Good luck, kids. I won't be watching this version of "The Three Musketeers" but I'm sure that having a job and friends and a life and a functioning brain, I'm not part of the target audience anyway. And I really don't want to meet anyone who is- because that would be really, really sad.
*Come on, Effort is hard!
(Editor's Note: Turns out that these three "kids" didn't "spontaneously" decide to start their own YouTube channel Because What The Heck We Love To Have Fun, but are instead the hosts of a show being funded by M&M Mars. So this is basically the Mickey Mouse Club for candy bars. I'm going to keep my original comments though, because the "kids" are still total tools.)
Thursday, November 24, 2016
I have different "Questions," North Face
It's not actually about questioning "sanity" or questioning "motivation" for me. It's more like questioning priorities. As in, why do the people in these ads always choose to feed their colossal egos instead of, I don't know, handing over a little of their obviously overflowing bank accounts to people in actual need?

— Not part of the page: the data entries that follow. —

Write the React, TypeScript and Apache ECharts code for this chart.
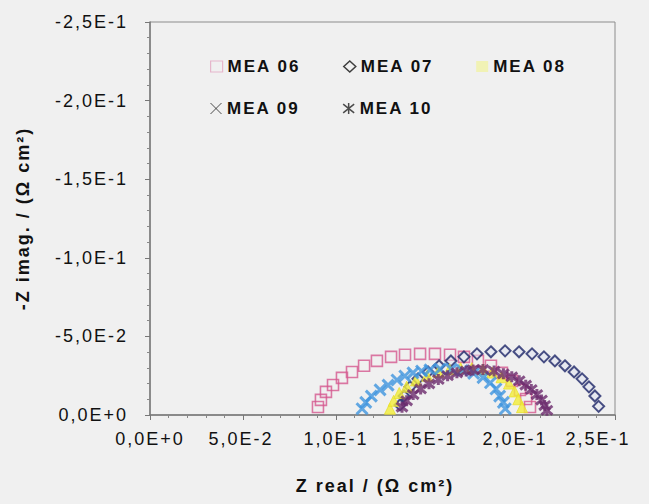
import React, { useEffect, useRef } from "react";
import * as echarts from "echarts";

// ---- data (Z real, Z imag) in Ω cm² ----
const mea06X = [0.0903, 0.0919, 0.0946, 0.0984, 0.1032, 0.1086, 0.1151, 0.122, 0.1296, 0.1371, 0.1452, 0.1532, 0.1613, 0.1688, 0.1763, 0.1833, 0.1892, 0.1946, 0.1989, 0.2022, 0.2043];
const mea06Y = [-0.0051, -0.0096, -0.0147, -0.0191, -0.0236, -0.0274, -0.0313, -0.0344, -0.037, -0.0383, -0.0389, -0.0389, -0.0383, -0.037, -0.0344, -0.0313, -0.0268, -0.0217, -0.0159, -0.0102, -0.0051];

const mea07X = [0.1344, 0.1366, 0.1398, 0.1441, 0.1495, 0.1554, 0.1618, 0.1688, 0.1758, 0.1833, 0.1909, 0.1984, 0.2054, 0.2118, 0.2177, 0.2231, 0.228, 0.2323, 0.236, 0.2392, 0.2412];
const mea07Y = [-0.0064, -0.0121, -0.0179, -0.023, -0.0274, -0.0313, -0.0344, -0.037, -0.0389, -0.0402, -0.0408, -0.0402, -0.0389, -0.037, -0.0344, -0.0313, -0.0274, -0.023, -0.0179, -0.0121, -0.0055];

const mea08X = [0.129, 0.131, 0.134, 0.138, 0.143, 0.149, 0.155, 0.161, 0.167, 0.173, 0.179, 0.184, 0.189, 0.193, 0.196, 0.198, 0.2];
const mea08Y = [-0.004, -0.009, -0.014, -0.018, -0.022, -0.025, -0.0275, -0.029, -0.0298, -0.0298, -0.029, -0.027, -0.024, -0.02, -0.015, -0.01, -0.005];

const mea09X = [0.114, 0.116, 0.119, 0.1237, 0.128, 0.1328, 0.137, 0.1414, 0.146, 0.1505, 0.156, 0.162, 0.168, 0.174, 0.179, 0.183, 0.186, 0.188, 0.19, 0.191];
const mea09Y = [-0.004, -0.008, -0.012, -0.016, -0.019, -0.0223, -0.0248, -0.0268, -0.028, -0.0287, -0.0293, -0.0292, -0.0283, -0.0265, -0.0238, -0.0205, -0.0165, -0.012, -0.008, -0.004];

const mea10X = [0.1355, 0.138, 0.1415, 0.1455, 0.15, 0.155, 0.16, 0.165, 0.17, 0.1737, 0.179, 0.185, 0.19, 0.1945, 0.1985, 0.202, 0.205, 0.208, 0.2105, 0.2122, 0.2134];
const mea10Y = [-0.005, -0.009, -0.013, -0.0166, -0.0198, -0.0226, -0.025, -0.0268, -0.028, -0.0287, -0.029, -0.028, -0.0262, -0.0243, -0.0218, -0.019, -0.0162, -0.013, -0.0095, -0.006, -0.003];

const seriesNames = ["MEA 06", "MEA 07", "MEA 08", "MEA 09", "MEA 10"];
const xTickLabels = ["0,0E+0", "5,0E-2", "1,0E-1", "1,5E-1", "2,0E-1", "2,5E-1"];
const yTickLabels = ["0,0E+0", "-5,0E-2", "-1,0E-1", "-1,5E-1", "-2,0E-1", "-2,5E-1"];

const xTitle = "Z real / (Ω cm²)";
const yTitle = "-Z imag. / (Ω cm²)";

const pairs = (xs: number[], ys: number[]) => xs.map((x, i) => [x, ys[i]]);

const X_PATH = "path://M0,0L10,10M10,0L0,10";
const STAR_PATH = "path://M0,1L10,9M10,1L0,9M5,0L5,10";

export default function App() {
  const ref = useRef<HTMLDivElement>(null);

  useEffect(() => {
    if (!ref.current) return;
    const chart = echarts.init(ref.current, undefined, { renderer: "svg" });
    const font = "'Liberation Sans', Arial, sans-serif";
    const tickRich: any = {};
    const shifts = [0, -4, 0, -8, -14, -34];
    shifts.forEach((s, i) => {
      tickRich["t" + i] = {
        fontFamily: font,
        fontSize: 18,
        color: "#111",
        padding: s >= 0 ? [0, 0, 0, s] : [0, -s, 0, 0],
      };
    });

    const legendText = { fontFamily: font, fontSize: 17, fontWeight: "bold", color: "#111" };

    chart.setOption({
      animation: false,
      backgroundColor: "#f0f0f0",
      grid: {
        left: 150,
        right: 34,
        top: 22,
        bottom: 89,
        show: true,
        borderColor: "#8c8c8c",
        borderWidth: 1,
        backgroundColor: "transparent",
      },
      legend: [
        {
          left: 205,
          top: 53,
          itemWidth: 12,
          itemHeight: 11,
          itemGap: 54,
          textStyle: legendText,
          data: [
            { name: "MEA 06", icon: "rect", itemStyle: { color: "rgba(0,0,0,0)", borderColor: "#e4a8c2", borderWidth: 1.2 } },
            { name: "MEA 07", icon: "diamond", itemStyle: { color: "rgba(0,0,0,0)", borderColor: "#111", borderWidth: 1.5 } },
            { name: "MEA 08", icon: "rect", itemStyle: { color: "#f1f2a6", borderWidth: 0 } },
          ],
        },
        {
          left: 205,
          top: 95,
          itemWidth: 12,
          itemHeight: 11,
          itemGap: 54,
          textStyle: legendText,
          data: [
            { name: "MEA 09", icon: X_PATH, itemStyle: { color: "rgba(0,0,0,0)", borderColor: "#222", borderWidth: 1 } },
            { name: "MEA 10", icon: STAR_PATH, itemStyle: { color: "rgba(0,0,0,0)", borderColor: "#222", borderWidth: 1.5 } },
          ],
        },
      ],
      xAxis: {
        type: "value",
        min: 0,
        max: 0.25,
        interval: 0.05,
        name: xTitle,
        nameLocation: "middle",
        nameGap: 62,
        nameTextStyle: { fontFamily: font, fontSize: 18, fontWeight: "bold", color: "#111", padding: [0, 15, 0, 0] },
        axisLine: { onZero: false, lineStyle: { color: "#7a7a7a", width: 1.5 } },
        axisTick: { show: true, length: 5, lineStyle: { color: "#777" } },
        minorTick: { show: true, splitNumber: 5, length: 3, lineStyle: { color: "#888" } },
        splitLine: { show: false },
        axisLabel: {
          margin: 15,
          showMinLabel: true,
          showMaxLabel: true,
          hideOverlap: false,
          formatter: (v: number) => {
            const i = Math.round(v / 0.05);
            return `{t${i}|${xTickLabels[i]}}`;
          },
          rich: tickRich,
        },
      },
      yAxis: {
        type: "value",
        inverse: true,
        min: -0.25,
        max: 0,
        interval: 0.05,
        name: yTitle,
        nameLocation: "middle",
        nameGap: 118,
        nameTextStyle: { fontFamily: font, fontSize: 18, fontWeight: "bold", color: "#111" },
        axisLine: { onZero: false, lineStyle: { color: "#7a7a7a", width: 1.5 } },
        axisTick: { show: true, length: 5, lineStyle: { color: "#777" } },
        minorTick: { show: true, splitNumber: 5, length: 3, lineStyle: { color: "#888" } },
        splitLine: { show: false },
        axisLabel: {
          margin: 22,
          showMinLabel: true,
          showMaxLabel: true,
          fontFamily: font,
          fontSize: 18,
          color: "#111",
          formatter: (v: number) => yTickLabels[Math.round(-v / 0.05)],
        },
      },
      series: [
        {
          name: seriesNames[0],
          type: "scatter",
          symbol: "rect",
          symbolSize: 11,
          itemStyle: { color: "rgba(0,0,0,0)", borderColor: "#d4588f", borderWidth: 1.6 },
          data: pairs(mea06X, mea06Y),
        },
        {
          name: seriesNames[1],
          type: "scatter",
          symbol: "diamond",
          symbolSize: 11,
          itemStyle: { color: "rgba(225,228,240,0.7)", borderColor: "#1d2668", borderWidth: 2 },
          data: pairs(mea07X, mea07Y),
        },
        {
          name: seriesNames[2],
          type: "scatter",
          symbol: "triangle",
          symbolSize: 11,
          itemStyle: { color: "#f2ee3a", borderColor: "#e8e030", borderWidth: 1 },
          data: pairs(mea08X, mea08Y),
        },
        {
          name: seriesNames[3],
          type: "scatter",
          symbol: X_PATH,
          symbolSize: 11,
          itemStyle: { color: "rgba(0,0,0,0)", borderColor: "#3e95de", borderWidth: 3 },
          data: pairs(mea09X, mea09Y),
        },
        {
          name: seriesNames[4],
          type: "scatter",
          symbol: STAR_PATH,
          symbolSize: 11,
          itemStyle: { color: "rgba(0,0,0,0)", borderColor: "#6b2a6d", borderWidth: 3 },
          data: pairs(mea10X, mea10Y),
        },
      ],
    });
    return () => chart.dispose();
  }, []);

  return (
    <div
      className="chartwrap"
      style={{ position: "fixed", left: 0, top: 0, width: 649, height: 504, background: "#f0f0f0" }}
    >
      <style>{`.chartwrap text { letter-spacing: 2px; }`}</style>
      <div ref={ref} style={{ width: 649, height: 504 }} />
    </div>
  );
}
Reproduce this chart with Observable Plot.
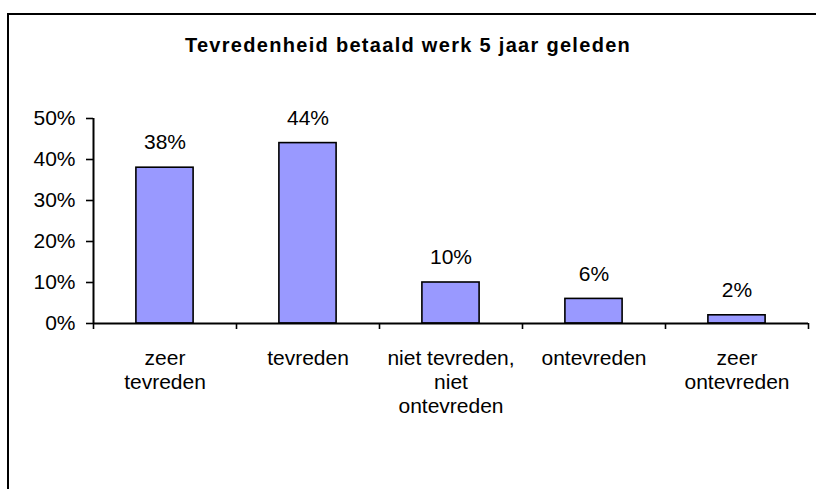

I mean, think about it. Every single one of these North Face "Question" ads features some unbelievably self-absorbed white person reflecting on how the world (or, more likely, their tiny and rapidly diminishing circle of friends) simply can't understand their "need" to climb that rock or ski that mountain or do any number of ego-stroking stuff they can do because they have enough Capital One Awards points saved up. The local food bank? Meh. Nothing but losers with lame ambitions there. Ugh.
(I also like the "can't do this" cry from the woman trying to climb that rock- how about "I shouldn't be doing this, this is really stupid" or "why aren't I doing something more productive and beneficial to society with all my 'determination?'")
Anyway, I thought this was a good ad to feature on Thanksgiving- god knows the people in this ad have plenty to be thankful for. Like being able to give the middle finger to the rest of us, who wonder why it's always the most shallow people who have the most disposable income.